The reforms would make the UAE more workers-friendly. Vipul said: "The liberalisation for people who might have overstayed their visas is useful for workers. The mission deals with several cases where funds are spent from the Indian Community Welfare Fund (ICWF) to pay for hefty overstay fines, legal advice and providing basic sustenance to distressed Indians.

The new reforms would help workers who've overstayed, streamline their visas, and enable them to come back the UAE for working again, thereby reducing the burden on ICWF."

According to the Pakistani consulate spokesperson, waiver on overstay fines and exemption of entry bans will facilitate adequate Pakistani workers to get jobs with proper status. "Moreover, the problems faced by the jobseekers entering on visit visas will eventually go down, as an added period of six months can be availed for a perfect market hunt,".

Meanwhile, Daquipil underlined "those working part-time and have overstayed their visas would be wise to come forward to legalise their stay, and then eventually look for appropriate employment."

Previously those who overstayed illegally and wanted to go home would go directly to the Immigration to appeal on humanitarian grounds to lower the fines. But that would also mean deportation and a possible ban.
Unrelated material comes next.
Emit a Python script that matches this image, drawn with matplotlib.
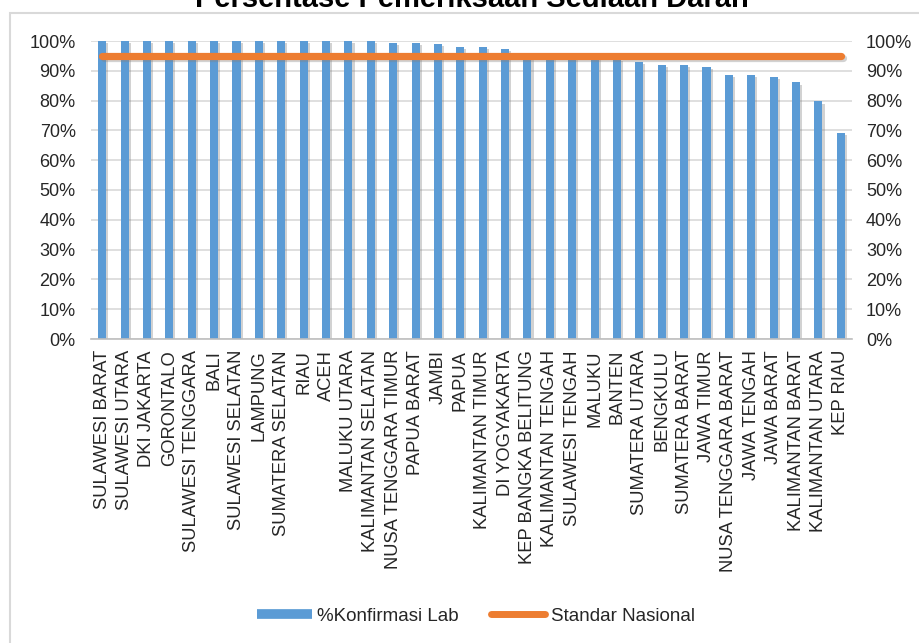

Soon there will be an exemption of fines in case of voluntary departure and possibility of visa transfer and exception from penalties for a minimal fee. The UAE will also allow people who have entered the country illegally to leave with a two-year ban.

"And since they will be given six months to look for suitable employment, they can have the flexibility for a better job offer," noted Daquipil, adding: "The new visa rules are in line with the memorandum of agreement (MoU) between UAE and the Philippines protecting the workers."